As China has emerged as a world manufacturing leader, it has also become a world leader in the consumption of fossil fuels, the production of pollution. Two recent reports suggest it's exhausting two key fuels -- coal and natural gas.
The report on natural gas comes in today's Asia Pulse, which reports that China will face a shortage of up to 60 billion cubic meters of natural gas by 2010 -- just three years from now. The shortage will grow to as much as 80 billion cubic meters by 2015, according to the deputy director of the Oilfield Gas Institute of the China Petroleum Planning and Engineering Institute. Just about a week ago, another report suggested China was leading Asia into a coal shortfall.

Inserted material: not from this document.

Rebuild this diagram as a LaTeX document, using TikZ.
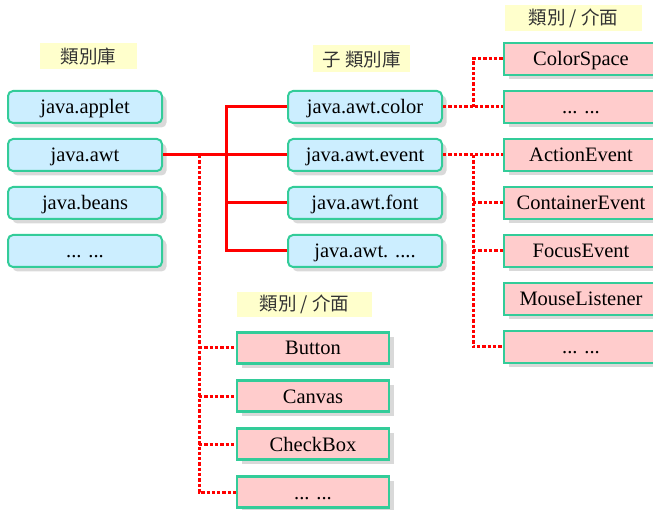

The 25 million-ton surplus of coal will be erased, and replaced with a 103 million-ton deficit by 2020, according to a forecast of Asia-Pacific coal demand by UBS Investment Research Associates and written about in Business World. Asian economies will increasingly look to Africa to supply coal, according to the report. Reports like these should be a wake-up call that the world needs to invest in alternative energy research and development faster.
The rise of China and other fast-developing nations is an opportunity to lift billions of people out of poverty, and to re-orient the world stage in a globalized economy. But it can't come at the expense of the environment, which is increasingly showing signs of having given as much as it can without suffering greatly.